Die Klagen auf Zuerkennung des Flüchtlingsschutzes anstatt des subsidiären Schutzes von Asylsuchenden aus Syrien haben bisher gute Erfolgsaussichten. Wie schon Oberverwaltungsgerichte in den Jahren 2012 bis 2014, gehen Verwaltungsgerichte vielfach weiterhin davon aus, dass nach Syrien Zurückkehrende unabhängig vom Vortrag individueller Fluchtgründe von Verfolgung durch das Regime bedroht sind (vgl. unsere Meldung vom 25.8.2016).

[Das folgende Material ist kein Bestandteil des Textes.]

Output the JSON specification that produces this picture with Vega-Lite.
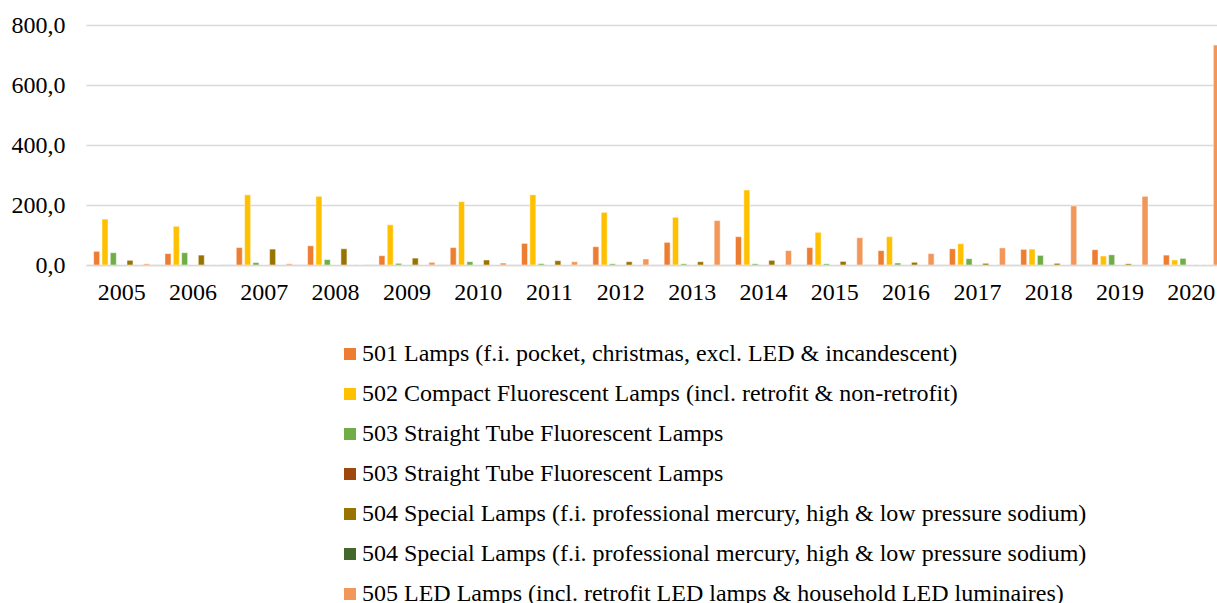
{
  "$schema": "https://vega.github.io/schema/vega-lite/v6.json",
  "width": 1131,
  "height": 240,
  "autosize": {"type": "none"},
  "padding": {"left": 86, "top": 25, "right": 0, "bottom": 338},
  "background": "#ffffff",
  "config": {
    "view": {"stroke": null},
    "font": "Liberation Serif"
  },
  "data": {
    "values": [
      {"year": "2005", "series": "501", "value": 45.5}, {"year": "2005", "series": "502", "value": 153}, {"year": "2005", "series": "503a", "value": 41}, {"year": "2005", "series": "503b", "value": 0}, {"year": "2005", "series": "504a", "value": 15.5}, {"year": "2005", "series": "504b", "value": 0}, {"year": "2005", "series": "505", "value": 4},
      {"year": "2006", "series": "501", "value": 38}, {"year": "2006", "series": "502", "value": 129}, {"year": "2006", "series": "503a", "value": 41}, {"year": "2006", "series": "503b", "value": 0}, {"year": "2006", "series": "504a", "value": 33}, {"year": "2006", "series": "504b", "value": 0}, {"year": "2006", "series": "505", "value": 0},
      {"year": "2007", "series": "501", "value": 58}, {"year": "2007", "series": "502", "value": 234}, {"year": "2007", "series": "503a", "value": 8}, {"year": "2007", "series": "503b", "value": 0}, {"year": "2007", "series": "504a", "value": 53}, {"year": "2007", "series": "504b", "value": 0}, {"year": "2007", "series": "505", "value": 4},
      {"year": "2008", "series": "501", "value": 64}, {"year": "2008", "series": "502", "value": 229}, {"year": "2008", "series": "503a", "value": 18}, {"year": "2008", "series": "503b", "value": 0}, {"year": "2008", "series": "504a", "value": 54}, {"year": "2008", "series": "504b", "value": 0}, {"year": "2008", "series": "505", "value": 0},
      {"year": "2009", "series": "501", "value": 31}, {"year": "2009", "series": "502", "value": 134}, {"year": "2009", "series": "503a", "value": 5.5}, {"year": "2009", "series": "503b", "value": 0}, {"year": "2009", "series": "504a", "value": 23}, {"year": "2009", "series": "504b", "value": 0}, {"year": "2009", "series": "505", "value": 9},
      {"year": "2010", "series": "501", "value": 58}, {"year": "2010", "series": "502", "value": 211}, {"year": "2010", "series": "503a", "value": 11}, {"year": "2010", "series": "503b", "value": 0}, {"year": "2010", "series": "504a", "value": 16.7}, {"year": "2010", "series": "504b", "value": 0}, {"year": "2010", "series": "505", "value": 6.7},
      {"year": "2011", "series": "501", "value": 72}, {"year": "2011", "series": "502", "value": 234}, {"year": "2011", "series": "503a", "value": 4.4}, {"year": "2011", "series": "503b", "value": 0}, {"year": "2011", "series": "504a", "value": 14.4}, {"year": "2011", "series": "504b", "value": 0}, {"year": "2011", "series": "505", "value": 11},
      {"year": "2012", "series": "501", "value": 61}, {"year": "2012", "series": "502", "value": 175.5}, {"year": "2012", "series": "503a", "value": 4}, {"year": "2012", "series": "503b", "value": 0}, {"year": "2012", "series": "504a", "value": 11}, {"year": "2012", "series": "504b", "value": 0}, {"year": "2012", "series": "505", "value": 20},
      {"year": "2013", "series": "501", "value": 75.5}, {"year": "2013", "series": "502", "value": 159}, {"year": "2013", "series": "503a", "value": 4}, {"year": "2013", "series": "503b", "value": 0}, {"year": "2013", "series": "504a", "value": 11}, {"year": "2013", "series": "504b", "value": 0}, {"year": "2013", "series": "505", "value": 148},
      {"year": "2014", "series": "501", "value": 94.4}, {"year": "2014", "series": "502", "value": 250}, {"year": "2014", "series": "503a", "value": 4}, {"year": "2014", "series": "503b", "value": 0}, {"year": "2014", "series": "504a", "value": 15.5}, {"year": "2014", "series": "504b", "value": 0}, {"year": "2014", "series": "505", "value": 48},
      {"year": "2015", "series": "501", "value": 58}, {"year": "2015", "series": "502", "value": 109}, {"year": "2015", "series": "503a", "value": 4}, {"year": "2015", "series": "503b", "value": 0}, {"year": "2015", "series": "504a", "value": 12}, {"year": "2015", "series": "504b", "value": 0}, {"year": "2015", "series": "505", "value": 91},
      {"year": "2016", "series": "501", "value": 48}, {"year": "2016", "series": "502", "value": 94.4}, {"year": "2016", "series": "503a", "value": 6.7}, {"year": "2016", "series": "503b", "value": 0}, {"year": "2016", "series": "504a", "value": 9}, {"year": "2016", "series": "504b", "value": 0}, {"year": "2016", "series": "505", "value": 38},
      {"year": "2017", "series": "501", "value": 54}, {"year": "2017", "series": "502", "value": 71}, {"year": "2017", "series": "503a", "value": 21}, {"year": "2017", "series": "503b", "value": 0}, {"year": "2017", "series": "504a", "value": 5.5}, {"year": "2017", "series": "504b", "value": 0}, {"year": "2017", "series": "505", "value": 57},
      {"year": "2018", "series": "501", "value": 52}, {"year": "2018", "series": "502", "value": 53}, {"year": "2018", "series": "503a", "value": 32}, {"year": "2018", "series": "503b", "value": 0}, {"year": "2018", "series": "504a", "value": 5.5}, {"year": "2018", "series": "504b", "value": 0}, {"year": "2018", "series": "505", "value": 197},
      {"year": "2019", "series": "501", "value": 51}, {"year": "2019", "series": "502", "value": 30}, {"year": "2019", "series": "503a", "value": 34}, {"year": "2019", "series": "503b", "value": 0}, {"year": "2019", "series": "504a", "value": 4}, {"year": "2019", "series": "504b", "value": 0}, {"year": "2019", "series": "505", "value": 229},
      {"year": "2020", "series": "501", "value": 33}, {"year": "2020", "series": "502", "value": 16.7}, {"year": "2020", "series": "503a", "value": 22}, {"year": "2020", "series": "503b", "value": 0}, {"year": "2020", "series": "504a", "value": 0}, {"year": "2020", "series": "504b", "value": 0}, {"year": "2020", "series": "505", "value": 733}
    ]
  },
  "mark": {"type": "bar", "clip": true, "stroke": "#ffffff", "strokeWidth": 0.8, "strokeOpacity": 0.6},
  "encoding": {
    "x": {
      "field": "year",
      "type": "nominal",
      "scale": {"range": [0, 1141], "paddingInner": 0.182, "paddingOuter": 0.091},
      "axis": {
        "title": null,
        "labelAngle": 0,
        "ticks": false,
        "domainColor": "#D9D9D9",
        "domainWidth": 1.5,
        "labelPadding": 15,
        "labelFont": "Liberation Serif",
        "labelFontSize": 24,
        "labelColor": "#000000"
      }
    },
    "xOffset": {
      "field": "series",
      "type": "nominal",
      "scale": {"domain": ["501", "502", "503a", "503b", "504a", "504b", "505"], "paddingInner": 0.28, "paddingOuter": 0.14}
    },
    "y": {
      "field": "value",
      "type": "quantitative",
      "scale": {"domain": [0, 800], "nice": false},
      "axis": {
        "title": null,
        "values": [0, 200, 400, 600, 800],
        "domain": false,
        "ticks": false,
        "labelPadding": 21,
        "labelFont": "Liberation Serif",
        "labelFontSize": 24,
        "labelColor": "#000000",
        "gridColor": "#D9D9D9",
        "gridWidth": 1.3,
        "labelExpr": "replace(format(datum.value, '.1f'), '.', ',')"
      }
    },
    "color": {
      "field": "series",
      "type": "nominal",
      "scale": {
        "domain": ["501", "502", "503a", "503b", "504a", "504b", "505"],
        "range": ["#ED7D31", "#FFC000", "#70AD47", "#9E480E", "#997300", "#43682B", "#F1975A"]
      },
      "legend": {
        "title": null,
        "orient": "none",
        "legendX": 252,
        "legendY": 317,
        "direction": "vertical",
        "symbolType": "square",
        "symbolSize": 144,
        "symbolStrokeWidth": 0,
        "labelOffset": 0,
        "rowPadding": 16,
        "padding": 0,
        "labelLimit": 1000,
        "labelFont": "Liberation Serif",
        "labelFontSize": 24,
        "labelColor": "#000000",
        "labelExpr": "datum.value == '501' ? '501 Lamps (f.i. pocket, christmas, excl. LED & incandescent)' : datum.value == '502' ? '502 Compact Fluorescent Lamps (incl. retrofit & non-retrofit)' : (datum.value == '503a' || datum.value == '503b') ? '503 Straight Tube Fluorescent Lamps' : (datum.value == '504a' || datum.value == '504b') ? '504 Special Lamps (f.i. professional mercury, high & low pressure sodium)' : '505 LED Lamps (incl. retrofit LED lamps & household LED luminaires)'"
      }
    }
  }
}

Weitere aktuelle Entscheidungen stützen die Annahme einer Verfolgungsgefahr neben dieser Begründung zusätzlich auf gefahrerhöhende Umstände aufgrund bestimmter Risikoprofile (vgl. UNHCR Erwägungen). So geht das VG Köln in seinem Urteil vom 25.8.2016 (20 K 6664/15, asyl.net: M24213) von einer erhöhten Gefährdung eines Ehepaars aufgrund seiner Herkunft aus einem bestimmten Ort und infolgedessen zugeschriebenen Regimegegnerschaft aus. Zudem würde der syrische Staat in diesem Fall von einem Loyalitätsbruch ausgehen, da der Ehemann als ehemaliger Berufssoldat und die Ehefrau als Oberschullehrerin Teil der militärischen bzw. administrativen Klasse in Syrien waren und deren Söhne sich dem Militärdienst entzogen haben. Eine vom syrischen Regime unterstellte Wehrdienstverweigerung wird im Hinblick auf einen jungen wehrfähigen Mann auch vom VG Würzburg in einem Urteil vom 7.9.2016 (W 2 K 16.30603, asyl.net: M24239) als zusätzlicher Grund für die Annahme einer Verfolgungsgefahr herangezogen. Das VG Magdeburg stellt auch auf die Verfolgungsgefahr wegen Ausreise und Asylantragstellung im westlichen Ausland ab, die aber im Norden Syriens durch Milizen des IS (Islamischer Staat) anstatt durch das Regime drohe (PKH-Beschluss vom 29.8.2016, 9 A 144/16 MD, asyl.net: M24259). 

Da das BAMF mittlerweile vielfach gegen entsprechende VG Entscheidungen Berufungszulassungsanträge gestellt hat, sind nun auch Oberverwaltungsgerichte mit der Frage befasst, ob nach Syrien zurückkehrenden Asylsuchenden eine regimefeindliche Gesinnung unterstellt wird. Das OVG Nordrhein-Westfalen (Beschluss vom 5.9.2016, 14 A 1802/16.A, asyl.net: M 24222) hatte diese Frage (zuletzt 2014) bereits verneint und sieht sie daher als geklärt an. Die abweichende Wertung anderer Oberverwaltungsgerichte in den Jahren 2012 bis 2014 und aktuell der Verwaltungsgerichte führt laut OVG NRW nicht zur grundsätzliche Bedeutung der Rechtssache, die seine Entscheidung erfordern würde. Demgegenüber hat das OVG Rheinland-Pfalz mit Beschluss vom 16.9.2016 (1 A 10786/16.OVG, asyl.net: M24256) die Berufung zur Klärung der Frage zugelassen, ob Asylsuchenden aus Syrien allgemein bei Rückkehr politische Verfolgung droht. Das Gericht geht allerdings davon aus, dass aufgrund der massenhaften Ausreise seit Beginn des Bürgerkrieges einiges dafür spreche, dass individuelle Verfolgungsgründe hinzutreten müssen.